With its miles of idyllic, sun-soaked sands, the Algarve was made for beach lovers. That’s where you’ll find Pousada Sagres, perched on the Praia da Mareta cliffs just a five-minute walk from the Atlantic. One of Portugal’s more modern pousadas, Sagres is housed in an original midcentury villa, with clean lines and nautical touches that pay tribute to the Atlantic and Portugal’s Age of Discovery. Many rooms feature views of the ocean and mountains, so be sure to book one with a balcony.

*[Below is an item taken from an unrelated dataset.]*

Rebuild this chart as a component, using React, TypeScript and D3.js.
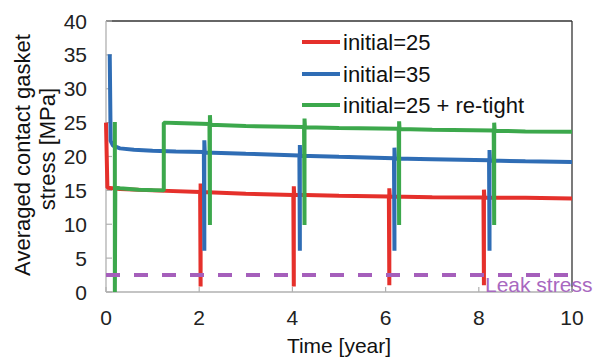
import React from "react";
import * as d3 from "d3";

const xTicks = [0, 2, 4, 6, 8, 10];
const yTicks = [0, 5, 10, 15, 20, 25, 30, 35, 40];

const seriesNames = ["initial=25", "initial=35", "initial=25 + re-tight"];
const seriesColors = ["#e5302b", "#2f6db5", "#3ca84c"];

const redX = [0, 0.03, 0.3, 1, 2.02, 2.03, 2.03, 2.04, 3, 4.02, 4.03, 4.03, 4.04, 5, 6.07, 6.08, 6.08, 6.09, 7, 8.1, 8.11, 8.11, 8.12, 9, 10];
const redY = [25, 15.4, 15.2, 15.0, 14.75, 0.8, 16.0, 14.75, 14.5, 14.3, 0.8, 15.6, 14.35, 14.2, 14.1, 1.0, 15.3, 14.1, 14.0, 13.95, 1.0, 15.1, 13.95, 13.9, 13.8];

const blueX = [0.08, 0.1, 0.15, 0.3, 0.6, 1, 1.5, 2.1, 2.11, 2.11, 2.12, 3, 4.15, 4.16, 4.16, 4.17, 5, 6.18, 6.19, 6.19, 6.2, 7, 8.22, 8.23, 8.23, 8.24, 9, 10];
const blueY = [35.1, 22.3, 21.6, 21.2, 21.0, 20.85, 20.75, 20.65, 6.1, 22.4, 20.6, 20.4, 20.15, 6.1, 21.7, 20.1, 19.95, 19.75, 6.1, 21.3, 19.7, 19.6, 19.45, 6.1, 20.96, 19.4, 19.3, 19.2];

const greenX = [0.19, 0.19, 0.2, 0.3, 0.7, 1.24, 1.24, 1.5, 2.22, 2.23, 2.23, 2.24, 3, 4.25, 4.26, 4.26, 4.27, 5, 6.28, 6.29, 6.29, 6.3, 7, 8.32, 8.33, 8.33, 8.34, 9, 10];
const greenY = [25.1, 0, 15.4, 15.3, 15.1, 15.0, 25.0, 24.95, 24.8, 9.9, 26.1, 24.7, 24.5, 24.35, 9.9, 25.6, 24.3, 24.2, 24.1, 9.9, 25.2, 24.05, 23.95, 23.85, 9.9, 25.0, 23.8, 23.7, 23.65];

const leakStress = 2.5;
const leakLabel = "Leak stress";
const xTitle = "Time [year]";
const yTitle = ["Averaged contact gasket", "stress [MPa]"];

const FONT = "'Liberation Sans', Arial, Helvetica, sans-serif";

export default function App() {
  const W = 596, H = 358;
  const left = 106, right = 572, top = 21, bottom = 292;
  const x = d3.scaleLinear().domain([0, 10]).range([left, right]);
  const y = d3.scaleLinear().domain([0, 40]).range([bottom, top]);
  const line = d3.line<[number, number]>().x(d => x(d[0])).y(d => y(d[1]));
  const series = [
    redX.map((v, i) => [v, redY[i]] as [number, number]),
    blueX.map((v, i) => [v, blueY[i]] as [number, number]),
    greenX.map((v, i) => [v, greenY[i]] as [number, number]),
  ];
  const legendY = [42, 74, 105];
  return (
    <svg width={W} height={H} style={{ position: "absolute", left: 0, top: 0, display: "block", background: "#fff" }} fontFamily={FONT}>
      <line x1={left} x2={right} y1={top} y2={top} stroke="#333" strokeWidth={1.3} />
      <line x1={right} x2={right} y1={top} y2={bottom} stroke="#333" strokeWidth={1.3} />
      <line x1={left} x2={left} y1={top} y2={bottom} stroke="#b0b0b0" strokeWidth={1.3} />
      <line x1={left} x2={right} y1={bottom} y2={bottom} stroke="#b0b0b0" strokeWidth={1.3} />
      {yTicks.map(t => (
        <g key={"y" + t}>
          <line x1={left} x2={left + 6} y1={y(t)} y2={y(t)} stroke="#b0b0b0" strokeWidth={1.2} />
          <text x={87} y={y(t) + 7.5} textAnchor="end" fontSize={21} fill="#222">{t}</text>
        </g>
      ))}
      {xTicks.map(t => (
        <g key={"x" + t}>
          <line x1={x(t)} x2={x(t)} y1={bottom} y2={bottom - 5} stroke="#b0b0b0" strokeWidth={1.2} />
          <text x={x(t)} y={325} textAnchor="middle" fontSize={21} fill="#222">{t}</text>
        </g>
      ))}
      {series.map((s, i) => (
        <path key={i} d={line(s) || ""} fill="none" stroke={seriesColors[i]} strokeWidth={4} strokeLinejoin="bevel" />
      ))}
      <line x1={x(0)} x2={x(10)} y1={y(leakStress)} y2={y(leakStress)} stroke="#a55fbb" strokeWidth={4} strokeDasharray="14,14" />
      <text x={485} y={292} fontSize={21} fill="#a868c0">{leakLabel}</text>
      {seriesNames.map((n, i) => (
        <g key={n}>
          <line x1={302} x2={340} y1={legendY[i]} y2={legendY[i]} stroke={seriesColors[i]} strokeWidth={4} />
          <text x={343} y={legendY[i] + 8} fontSize={22} fill="#111">{n}</text>
        </g>
      ))}
      <text x={339} y={353} textAnchor="middle" fontSize={21} fill="#111">{xTitle}</text>
      <text transform="translate(30,155) rotate(-90)" textAnchor="middle" fontSize={22} fill="#111">{yTitle[0]}</text>
      <text transform="translate(55,149) rotate(-90)" textAnchor="middle" fontSize={22} fill="#111">{yTitle[1]}</text>
    </svg>
  );
}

It doesn’t get more remote than this 16th-century former royal fortress, which clings to cliffs above the ocean in the distant Azores—a cluster of Portuguese islands in the mid-Atlantic. The suites and some of the guest rooms have balconies overlooking the ocean, but even if you can’t snag one yourself, the property’s two uniquely angular pools are just as worthy of a photo-op.